What you have to do
Exclude images, then output the remaining data verbatim.

Source excerpt
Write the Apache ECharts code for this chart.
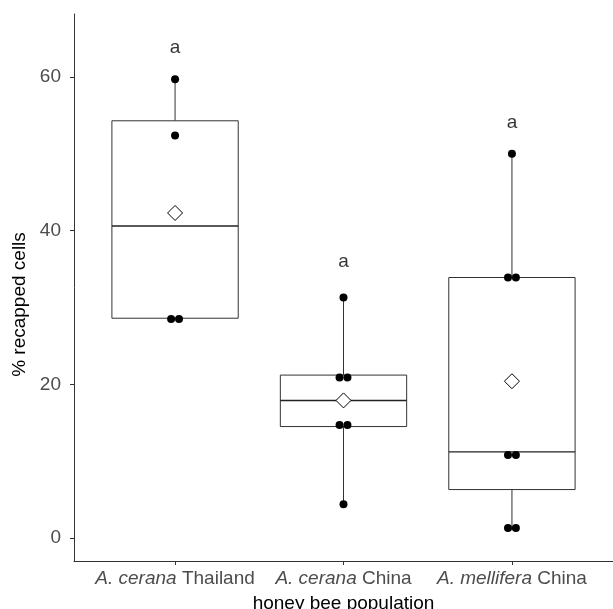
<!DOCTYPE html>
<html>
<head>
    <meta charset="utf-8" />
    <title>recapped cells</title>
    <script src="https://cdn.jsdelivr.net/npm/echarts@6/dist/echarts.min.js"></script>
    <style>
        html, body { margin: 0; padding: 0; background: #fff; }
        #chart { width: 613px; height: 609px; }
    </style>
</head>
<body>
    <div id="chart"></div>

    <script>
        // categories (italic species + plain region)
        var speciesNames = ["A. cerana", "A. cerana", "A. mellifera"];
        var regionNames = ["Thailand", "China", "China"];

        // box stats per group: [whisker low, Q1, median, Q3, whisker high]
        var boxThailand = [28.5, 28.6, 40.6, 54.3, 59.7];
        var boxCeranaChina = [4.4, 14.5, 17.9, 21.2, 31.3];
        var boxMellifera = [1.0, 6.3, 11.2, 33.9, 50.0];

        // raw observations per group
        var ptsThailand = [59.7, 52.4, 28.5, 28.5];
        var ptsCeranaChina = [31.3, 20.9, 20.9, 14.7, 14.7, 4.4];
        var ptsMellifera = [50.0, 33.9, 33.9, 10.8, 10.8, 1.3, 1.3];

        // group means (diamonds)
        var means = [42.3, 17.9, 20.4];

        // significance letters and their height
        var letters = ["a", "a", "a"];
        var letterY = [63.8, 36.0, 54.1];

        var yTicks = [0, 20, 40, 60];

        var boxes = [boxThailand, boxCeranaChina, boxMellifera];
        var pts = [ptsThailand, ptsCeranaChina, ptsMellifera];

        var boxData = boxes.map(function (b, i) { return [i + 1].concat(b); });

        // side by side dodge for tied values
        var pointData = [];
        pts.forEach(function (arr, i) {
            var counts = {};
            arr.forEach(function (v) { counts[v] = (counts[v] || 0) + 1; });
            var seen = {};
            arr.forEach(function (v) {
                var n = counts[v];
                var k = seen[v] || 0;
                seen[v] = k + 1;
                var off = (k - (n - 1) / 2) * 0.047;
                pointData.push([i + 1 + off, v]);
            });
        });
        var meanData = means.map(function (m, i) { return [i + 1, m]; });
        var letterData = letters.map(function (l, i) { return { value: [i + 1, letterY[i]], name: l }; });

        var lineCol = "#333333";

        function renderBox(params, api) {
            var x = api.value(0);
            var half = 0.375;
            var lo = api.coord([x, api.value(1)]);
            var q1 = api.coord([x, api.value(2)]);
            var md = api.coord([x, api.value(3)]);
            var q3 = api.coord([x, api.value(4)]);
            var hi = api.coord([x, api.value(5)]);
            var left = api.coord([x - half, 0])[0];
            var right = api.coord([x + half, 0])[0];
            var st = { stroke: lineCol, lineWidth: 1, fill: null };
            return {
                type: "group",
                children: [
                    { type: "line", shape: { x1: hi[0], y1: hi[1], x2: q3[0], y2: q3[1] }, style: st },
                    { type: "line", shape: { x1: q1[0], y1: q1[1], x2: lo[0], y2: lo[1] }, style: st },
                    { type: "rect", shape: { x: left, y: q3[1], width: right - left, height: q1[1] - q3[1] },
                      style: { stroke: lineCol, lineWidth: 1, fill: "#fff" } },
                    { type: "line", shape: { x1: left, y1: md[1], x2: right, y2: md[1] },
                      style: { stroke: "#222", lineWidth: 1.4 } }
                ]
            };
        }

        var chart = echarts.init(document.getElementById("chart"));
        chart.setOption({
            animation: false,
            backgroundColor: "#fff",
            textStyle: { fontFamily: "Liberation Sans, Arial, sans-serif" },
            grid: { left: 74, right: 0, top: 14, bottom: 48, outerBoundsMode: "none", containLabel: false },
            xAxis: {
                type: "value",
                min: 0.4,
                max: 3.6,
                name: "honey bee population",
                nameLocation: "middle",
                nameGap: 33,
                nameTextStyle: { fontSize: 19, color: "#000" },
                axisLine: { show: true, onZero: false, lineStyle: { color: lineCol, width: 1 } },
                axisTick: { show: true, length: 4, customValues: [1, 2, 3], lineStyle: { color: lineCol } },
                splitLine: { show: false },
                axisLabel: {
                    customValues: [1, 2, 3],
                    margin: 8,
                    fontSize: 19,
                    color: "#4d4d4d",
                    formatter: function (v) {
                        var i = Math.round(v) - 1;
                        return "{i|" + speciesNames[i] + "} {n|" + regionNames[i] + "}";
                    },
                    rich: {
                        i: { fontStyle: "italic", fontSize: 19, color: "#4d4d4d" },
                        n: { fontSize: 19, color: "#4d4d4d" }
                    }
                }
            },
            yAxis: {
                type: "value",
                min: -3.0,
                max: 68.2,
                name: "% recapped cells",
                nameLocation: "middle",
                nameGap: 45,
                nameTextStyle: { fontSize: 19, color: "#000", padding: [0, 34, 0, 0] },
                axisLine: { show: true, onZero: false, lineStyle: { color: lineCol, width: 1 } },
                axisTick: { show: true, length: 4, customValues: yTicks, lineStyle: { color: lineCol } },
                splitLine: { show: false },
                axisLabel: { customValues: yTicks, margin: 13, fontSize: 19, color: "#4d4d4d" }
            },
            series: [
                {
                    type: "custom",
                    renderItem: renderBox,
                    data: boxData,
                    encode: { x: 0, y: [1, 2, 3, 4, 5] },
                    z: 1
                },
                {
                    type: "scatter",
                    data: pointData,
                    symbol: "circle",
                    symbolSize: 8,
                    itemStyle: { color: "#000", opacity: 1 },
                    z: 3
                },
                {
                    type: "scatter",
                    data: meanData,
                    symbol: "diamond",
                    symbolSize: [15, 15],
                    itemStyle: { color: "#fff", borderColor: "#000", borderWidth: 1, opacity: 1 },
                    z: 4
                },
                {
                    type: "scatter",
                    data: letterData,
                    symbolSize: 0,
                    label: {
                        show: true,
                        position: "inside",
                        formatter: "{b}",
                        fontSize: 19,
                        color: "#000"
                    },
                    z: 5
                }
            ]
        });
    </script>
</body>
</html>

The output
Write the Apache ECharts code for this chart.
<!DOCTYPE html>
<html>
<head>
    <meta charset="utf-8" />
    <title>recapped cells</title>
    <script src="https://cdn.jsdelivr.net/npm/echarts@6/dist/echarts.min.js"></script>
    <style>
        html, body { margin: 0; padding: 0; background: #fff; }
        #chart { width: 613px; height: 609px; }
    </style>
</head>
<body>
    <div id="chart"></div>

    <script>
        // categories (italic species + plain region)
        var speciesNames = ["A. cerana", "A. cerana", "A. mellifera"];
        var regionNames = ["Thailand", "China", "China"];

        // box stats per group: [whisker low, Q1, median, Q3, whisker high]
        var boxThailand = [28.5, 28.6, 40.6, 54.3, 59.7];
        var boxCeranaChina = [4.4, 14.5, 17.9, 21.2, 31.3];
        var boxMellifera = [1.0, 6.3, 11.2, 33.9, 50.0];

        // raw observations per group
        var ptsThailand = [59.7, 52.4, 28.5, 28.5];
        var ptsCeranaChina = [31.3, 20.9, 20.9, 14.7, 14.7, 4.4];
        var ptsMellifera = [50.0, 33.9, 33.9, 10.8, 10.8, 1.3, 1.3];

        // group means (diamonds)
        var means = [42.3, 17.9, 20.4];

        // significance letters and their height
        var letters = ["a", "a", "a"];
        var letterY = [63.8, 36.0, 54.1];

        var yTicks = [0, 20, 40, 60];

        var boxes = [boxThailand, boxCeranaChina, boxMellifera];
        var pts = [ptsThailand, ptsCeranaChina, ptsMellifera];

        var boxData = boxes.map(function (b, i) { return [i + 1].concat(b); });

        // side by side dodge for tied values
        var pointData = [];
        pts.forEach(function (arr, i) {
            var counts = {};
            arr.forEach(function (v) { counts[v] = (counts[v] || 0) + 1; });
            var seen = {};
            arr.forEach(function (v) {
                var n = counts[v];
                var k = seen[v] || 0;
                seen[v] = k + 1;
                var off = (k - (n - 1) / 2) * 0.047;
                pointData.push([i + 1 + off, v]);
            });
        });
        var meanData = means.map(function (m, i) { return [i + 1, m]; });
        var letterData = letters.map(function (l, i) { return { value: [i + 1, letterY[i]], name: l }; });

        var lineCol = "#333333";

        function renderBox(params, api) {
            var x = api.value(0);
            var half = 0.375;
            var lo = api.coord([x, api.value(1)]);
            var q1 = api.coord([x, api.value(2)]);
            var md = api.coord([x, api.value(3)]);
            var q3 = api.coord([x, api.value(4)]);
            var hi = api.coord([x, api.value(5)]);
            var left = api.coord([x - half, 0])[0];
            var right = api.coord([x + half, 0])[0];
            var st = { stroke: lineCol, lineWidth: 1, fill: null };
            return {
                type: "group",
                children: [
                    { type: "line", shape: { x1: hi[0], y1: hi[1], x2: q3[0], y2: q3[1] }, style: st },
                    { type: "line", shape: { x1: q1[0], y1: q1[1], x2: lo[0], y2: lo[1] }, style: st },
                    { type: "rect", shape: { x: left, y: q3[1], width: right - left, height: q1[1] - q3[1] },
                      style: { stroke: lineCol, lineWidth: 1, fill: "#fff" } },
                    { type: "line", shape: { x1: left, y1: md[1], x2: right, y2: md[1] },
                      style: { stroke: "#222", lineWidth: 1.4 } }
                ]
            };
        }

        var chart = echarts.init(document.getElementById("chart"));
        chart.setOption({
            animation: false,
            backgroundColor: "#fff",
            textStyle: { fontFamily: "Liberation Sans, Arial, sans-serif" },
            grid: { left: 74, right: 0, top: 14, bottom: 48, outerBoundsMode: "none", containLabel: false },
            xAxis: {
                type: "value",
                min: 0.4,
                max: 3.6,
                name: "honey bee population",
                nameLocation: "middle",
                nameGap: 33,
                nameTextStyle: { fontSize: 19, color: "#000" },
                axisLine: { show: true, onZero: false, lineStyle: { color: lineCol, width: 1 } },
                axisTick: { show: true, length: 4, customValues: [1, 2, 3], lineStyle: { color: lineCol } },
                splitLine: { show: false },
                axisLabel: {
                    customValues: [1, 2, 3],
                    margin: 8,
                    fontSize: 19,
                    color: "#4d4d4d",
                    formatter: function (v) {
                        var i = Math.round(v) - 1;
                        return "{i|" + speciesNames[i] + "} {n|" + regionNames[i] + "}";
                    },
                    rich: {
                        i: { fontStyle: "italic", fontSize: 19, color: "#4d4d4d" },
                        n: { fontSize: 19, color: "#4d4d4d" }
                    }
                }
            },
            yAxis: {
                type: "value",
                min: -3.0,
                max: 68.2,
                name: "% recapped cells",
                nameLocation: "middle",
                nameGap: 45,
                nameTextStyle: { fontSize: 19, color: "#000", padding: [0, 34, 0, 0] },
                axisLine: { show: true, onZero: false, lineStyle: { color: lineCol, width: 1 } },
                axisTick: { show: true, length: 4, customValues: yTicks, lineStyle: { color: lineCol } },
                splitLine: { show: false },
                axisLabel: { customValues: yTicks, margin: 13, fontSize: 19, color: "#4d4d4d" }
            },
            series: [
                {
                    type: "custom",
                    renderItem: renderBox,
                    data: boxData,
                    encode: { x: 0, y: [1, 2, 3, 4, 5] },
                    z: 1
                },
                {
                    type: "scatter",
                    data: pointData,
                    symbol: "circle",
                    symbolSize: 8,
                    itemStyle: { color: "#000", opacity: 1 },
                    z: 3
                },
                {
                    type: "scatter",
                    data: meanData,
                    symbol: "diamond",
                    symbolSize: [15, 15],
                    itemStyle: { color: "#fff", borderColor: "#000", borderWidth: 1, opacity: 1 },
                    z: 4
                },
                {
                    type: "scatter",
                    data: letterData,
                    symbolSize: 0,
                    label: {
                        show: true,
                        position: "inside",
                        formatter: "{b}",
                        fontSize: 19,
                        color: "#000"
                    },
                    z: 5
                }
            ]
        });
    </script>
</body>
</html>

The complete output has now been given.